## Prompt
Every line below should be copied exactly; drop the pictures.

## Raw data

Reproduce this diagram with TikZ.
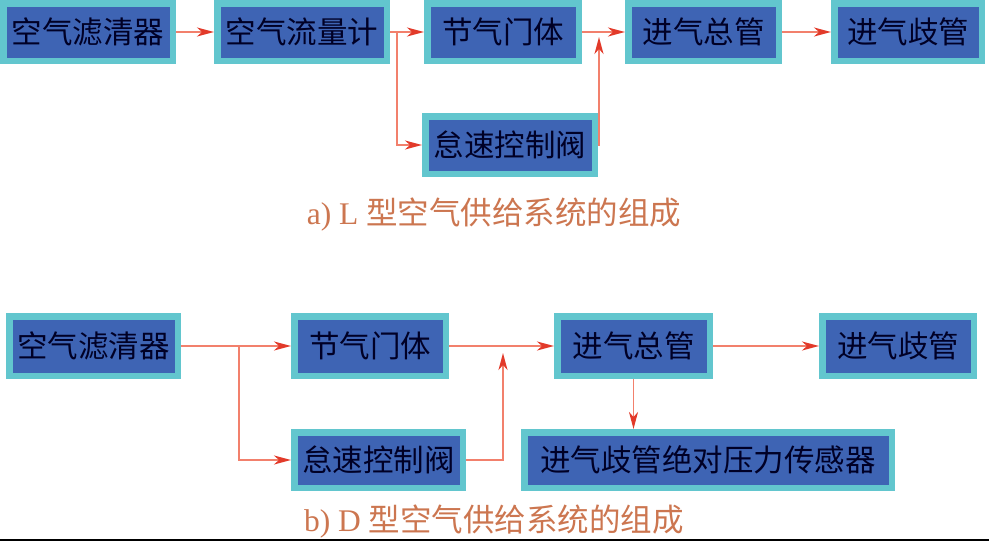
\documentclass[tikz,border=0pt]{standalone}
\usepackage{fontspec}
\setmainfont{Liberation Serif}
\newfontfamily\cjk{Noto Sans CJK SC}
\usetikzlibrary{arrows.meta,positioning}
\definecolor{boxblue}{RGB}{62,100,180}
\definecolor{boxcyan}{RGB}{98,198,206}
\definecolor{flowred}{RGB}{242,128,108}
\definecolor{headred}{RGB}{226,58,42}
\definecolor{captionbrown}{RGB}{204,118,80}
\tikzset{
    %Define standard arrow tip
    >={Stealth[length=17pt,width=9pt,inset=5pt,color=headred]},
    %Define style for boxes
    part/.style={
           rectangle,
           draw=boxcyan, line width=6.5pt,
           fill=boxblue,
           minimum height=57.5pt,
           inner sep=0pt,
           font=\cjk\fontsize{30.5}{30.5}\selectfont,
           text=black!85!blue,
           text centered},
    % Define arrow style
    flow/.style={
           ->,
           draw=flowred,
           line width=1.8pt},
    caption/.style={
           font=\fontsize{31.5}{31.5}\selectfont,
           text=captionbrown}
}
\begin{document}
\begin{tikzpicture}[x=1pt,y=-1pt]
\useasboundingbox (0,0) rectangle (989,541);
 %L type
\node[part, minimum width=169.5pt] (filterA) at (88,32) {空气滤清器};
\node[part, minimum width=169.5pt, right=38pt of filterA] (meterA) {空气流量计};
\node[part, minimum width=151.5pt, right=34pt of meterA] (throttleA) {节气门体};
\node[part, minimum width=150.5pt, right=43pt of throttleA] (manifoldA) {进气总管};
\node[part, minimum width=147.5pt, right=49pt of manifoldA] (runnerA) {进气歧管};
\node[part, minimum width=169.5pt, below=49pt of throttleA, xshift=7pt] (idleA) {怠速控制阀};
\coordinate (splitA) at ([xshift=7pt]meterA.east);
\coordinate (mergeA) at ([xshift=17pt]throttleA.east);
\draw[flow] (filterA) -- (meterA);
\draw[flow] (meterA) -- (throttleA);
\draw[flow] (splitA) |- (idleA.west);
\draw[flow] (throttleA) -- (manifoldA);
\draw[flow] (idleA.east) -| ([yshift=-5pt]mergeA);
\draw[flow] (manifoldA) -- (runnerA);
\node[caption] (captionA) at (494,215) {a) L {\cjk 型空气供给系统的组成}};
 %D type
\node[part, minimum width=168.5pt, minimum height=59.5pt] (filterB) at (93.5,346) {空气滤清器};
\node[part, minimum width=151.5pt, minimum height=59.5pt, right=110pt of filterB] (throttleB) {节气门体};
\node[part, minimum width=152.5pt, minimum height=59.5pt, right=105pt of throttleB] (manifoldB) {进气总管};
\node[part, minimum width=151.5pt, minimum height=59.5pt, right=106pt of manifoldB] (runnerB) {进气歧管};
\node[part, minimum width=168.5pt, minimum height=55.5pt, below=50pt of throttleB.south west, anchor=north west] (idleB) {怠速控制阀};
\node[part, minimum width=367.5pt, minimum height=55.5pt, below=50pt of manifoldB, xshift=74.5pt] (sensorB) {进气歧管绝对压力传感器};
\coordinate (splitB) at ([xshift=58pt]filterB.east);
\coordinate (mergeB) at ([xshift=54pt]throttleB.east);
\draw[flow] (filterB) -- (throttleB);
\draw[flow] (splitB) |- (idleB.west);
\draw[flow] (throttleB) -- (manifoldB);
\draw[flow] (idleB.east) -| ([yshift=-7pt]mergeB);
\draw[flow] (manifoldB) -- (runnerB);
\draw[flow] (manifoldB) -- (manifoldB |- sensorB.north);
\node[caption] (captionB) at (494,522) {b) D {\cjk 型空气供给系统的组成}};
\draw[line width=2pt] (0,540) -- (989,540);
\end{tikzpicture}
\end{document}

## Completed task
Reproduce this diagram with TikZ.
\documentclass[tikz,border=0pt]{standalone}
\usepackage{fontspec}
\setmainfont{Liberation Serif}
\newfontfamily\cjk{Noto Sans CJK SC}
\usetikzlibrary{arrows.meta,positioning}
\definecolor{boxblue}{RGB}{62,100,180}
\definecolor{boxcyan}{RGB}{98,198,206}
\definecolor{flowred}{RGB}{242,128,108}
\definecolor{headred}{RGB}{226,58,42}
\definecolor{captionbrown}{RGB}{204,118,80}
\tikzset{
    %Define standard arrow tip
    >={Stealth[length=17pt,width=9pt,inset=5pt,color=headred]},
    %Define style for boxes
    part/.style={
           rectangle,
           draw=boxcyan, line width=6.5pt,
           fill=boxblue,
           minimum height=57.5pt,
           inner sep=0pt,
           font=\cjk\fontsize{30.5}{30.5}\selectfont,
           text=black!85!blue,
           text centered},
    % Define arrow style
    flow/.style={
           ->,
           draw=flowred,
           line width=1.8pt},
    caption/.style={
           font=\fontsize{31.5}{31.5}\selectfont,
           text=captionbrown}
}
\begin{document}
\begin{tikzpicture}[x=1pt,y=-1pt]
\useasboundingbox (0,0) rectangle (989,541);
 %L type
\node[part, minimum width=169.5pt] (filterA) at (88,32) {空气滤清器};
\node[part, minimum width=169.5pt, right=38pt of filterA] (meterA) {空气流量计};
\node[part, minimum width=151.5pt, right=34pt of meterA] (throttleA) {节气门体};
\node[part, minimum width=150.5pt, right=43pt of throttleA] (manifoldA) {进气总管};
\node[part, minimum width=147.5pt, right=49pt of manifoldA] (runnerA) {进气歧管};
\node[part, minimum width=169.5pt, below=49pt of throttleA, xshift=7pt] (idleA) {怠速控制阀};
\coordinate (splitA) at ([xshift=7pt]meterA.east);
\coordinate (mergeA) at ([xshift=17pt]throttleA.east);
\draw[flow] (filterA) -- (meterA);
\draw[flow] (meterA) -- (throttleA);
\draw[flow] (splitA) |- (idleA.west);
\draw[flow] (throttleA) -- (manifoldA);
\draw[flow] (idleA.east) -| ([yshift=-5pt]mergeA);
\draw[flow] (manifoldA) -- (runnerA);
\node[caption] (captionA) at (494,215) {a) L {\cjk 型空气供给系统的组成}};
 %D type
\node[part, minimum width=168.5pt, minimum height=59.5pt] (filterB) at (93.5,346) {空气滤清器};
\node[part, minimum width=151.5pt, minimum height=59.5pt, right=110pt of filterB] (throttleB) {节气门体};
\node[part, minimum width=152.5pt, minimum height=59.5pt, right=105pt of throttleB] (manifoldB) {进气总管};
\node[part, minimum width=151.5pt, minimum height=59.5pt, right=106pt of manifoldB] (runnerB) {进气歧管};
\node[part, minimum width=168.5pt, minimum height=55.5pt, below=50pt of throttleB.south west, anchor=north west] (idleB) {怠速控制阀};
\node[part, minimum width=367.5pt, minimum height=55.5pt, below=50pt of manifoldB, xshift=74.5pt] (sensorB) {进气歧管绝对压力传感器};
\coordinate (splitB) at ([xshift=58pt]filterB.east);
\coordinate (mergeB) at ([xshift=54pt]throttleB.east);
\draw[flow] (filterB) -- (throttleB);
\draw[flow] (splitB) |- (idleB.west);
\draw[flow] (throttleB) -- (manifoldB);
\draw[flow] (idleB.east) -| ([yshift=-7pt]mergeB);
\draw[flow] (manifoldB) -- (runnerB);
\draw[flow] (manifoldB) -- (manifoldB |- sensorB.north);
\node[caption] (captionB) at (494,522) {b) D {\cjk 型空气供给系统的组成}};
\draw[line width=2pt] (0,540) -- (989,540);
\end{tikzpicture}
\end{document}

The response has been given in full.